Não foi o Governo Galego nem os órgãos oficiais da Comunidade quem promoveram este reconhecimento histórico, mas a sociedade civil, que ainda voltou a reafirmar o caráter lusófono da Galiza na Conferência Internacional / Audição Parlamentar realizada na Assembleia da República portuguesa em 7 de abril de 2008, bem como na Conferência Internacional sobre o Futuro da Língua portuguesa no Sistema Mundial realizada em Brasília em março 2010, por convite da Comissão Parlamentar de Ética, Sociedade e Cultura no primeiro caso, e do Ministério de Relações Exteriores do Brasil no segundo.

O mesmo pode ser dito para o primeiro reconhecimento internacional da Galiza como nação, que teve lugar em Berna, na Suíça, com a incorporação de uma missão galega ao Congresso das Minorias Nacionais Europeias, realizado em setembro de 1933 sob os auspícios da Sociedade das Nações. A participação galega, impulsionada não por instituições públicas, mas diretamente pelo Partido Galeguista, supôs, nas palavras do delegado galego no Congresso Plácido Castro, “o reconhecimento por uma organização internacional, integrada por representantes de quarenta milhões de europeus, pertencentes a catorze nacionalidades, de que o nosso povo constitui uma nação (em El Pueblo Gallego, 10 de outubro de 1933). A missão galega deu leitura e entregou a todas as delegações assistentes um Informe preparado por Vicente Risco convidando ainda ao Secretário-Geral do Congresso e Presidente da Organização de Minorias Nacionais, Dr. Ewald Ammende, a visitar a Galiza. Durante esta visita, realizada ainda nesse ano, Ammende recomendou uma aproximação de Portugal considerando que a Galiza era uma “minoria nacional” de língua portuguesa na Espanha, sendo amplamente recolhidas estas declarações nos diários galegos e portugueses da altura.
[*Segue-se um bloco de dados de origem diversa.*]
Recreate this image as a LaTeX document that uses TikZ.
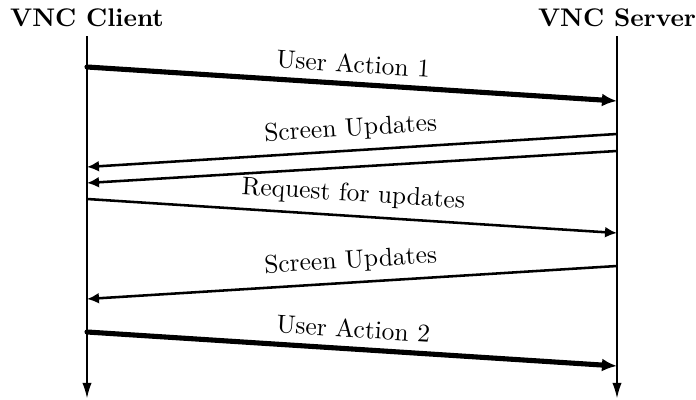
\documentclass[tikz,border=0pt]{standalone}
\usetikzlibrary{arrows.meta}
\begin{document}
\begin{tikzpicture}[x=0.0138cm,y=-0.0138cm,
  title node/.style={font=\bfseries},
  lifeline/.style={-{Latex[length=5.9pt,width=3.6pt]}},
  msg/.style={line width=1pt,-{Latex[length=4.7pt,width=4.3pt]}},
  action/.style={line width=2pt,line cap=round,-{Latex[length=5.9pt,width=5.1pt]}}]
  \useasboundingbox (0,0) rectangle (696,400);

  \node[title node] (client) at (87,18) {VNC Client};
  \node[title node] (server) at (617,18) {VNC Server};

  \coordinate (cend) at (87,398);
  \coordinate (send) at (617,398);

  \coordinate (c1) at (87,67);
  \coordinate (s1) at (617,101);
  \coordinate (s2) at (617,134);
  \coordinate (c2) at (87,167);
  \coordinate (s3) at (617,151);
  \coordinate (c3) at (87,183);
  \coordinate (c4) at (87,199);
  \coordinate (s4) at (617,233);
  \coordinate (s5) at (617,266);
  \coordinate (c5) at (87,299);
  \coordinate (c6) at (87,332);
  \coordinate (s6) at (617,366);

  \path
   (client) edge[lifeline] (cend)
   (server) edge[lifeline] (send);

  \path[every node/.style={above,sloped}]
   (c1) edge[action] node{User Action 1} (s1)
   (s2) edge[msg] node{Screen Updates} (c2)
   (s3) edge[msg] (c3)
   (c4) edge[msg] node{Request for updates} (s4)
   (s5) edge[msg] node{Screen Updates} (c5)
   (c6) edge[action] node{User Action 2} (s6);
\end{tikzpicture}
\end{document}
Cumpre destacar ainda pelo seu significado e repercussão a decidida intervenção da Galiza na 8ª Conferência Geral da UNESCO, que teve lugar em 1954 na cidade de Montevidéu. Com o seu ingresso em 1953, o estado espanhol conseguia um dos seus primeiros reconhecimentos internacionais, levantando duras críticas entre os opositores no interior e no exílio, que denunciavam a aceitação de um regime etnocida no organismo especializado das Nações Unidas para a proteção do património cultural. Enquanto os informes críticos de bascos e catalães ficaram vetados das discussões do organismo dado o seu caráter político, a ação coordenada dos galeguistas no interior e no exílio, materializada na redação de uma detalhada “Denuncia da perseguizón do idioma galego pol-o Estado Hespañol”, humilhou à delegação franquista encabeçada por Ruiz Giménez, Laín Entralgo e Fraga Iribarne. Redigida não só na nossa língua, mas também em francês e inglês, a “Denúncia” foi entregue aos delegados, num número próximo dos cem participantes, que conheceram de primeira mão as evidências da política de repressão cultural e linguística do regime.

As iniciativas galeguistas de Berna e Montevidéu, a participação nas reuniões para a definição e ratificação do Acordo Ortográfico, os trabalhos da Plataforma para a Receção das Televisões e Rádios Portuguesas na Galiza (que levaram a questão ao Conselho da Europa provocando a sua inclusão nos Informes), ou a recente concessão do estatuto de Observador Consultivo na CPLP evidenciam como a (para)diplomacia da língua constitui uma estratégia efetiva para colocar a questão galega nos foros internacionais onde, por motivos evidentes, nem sempre há lugar para considerações puramente políticas ou históricas.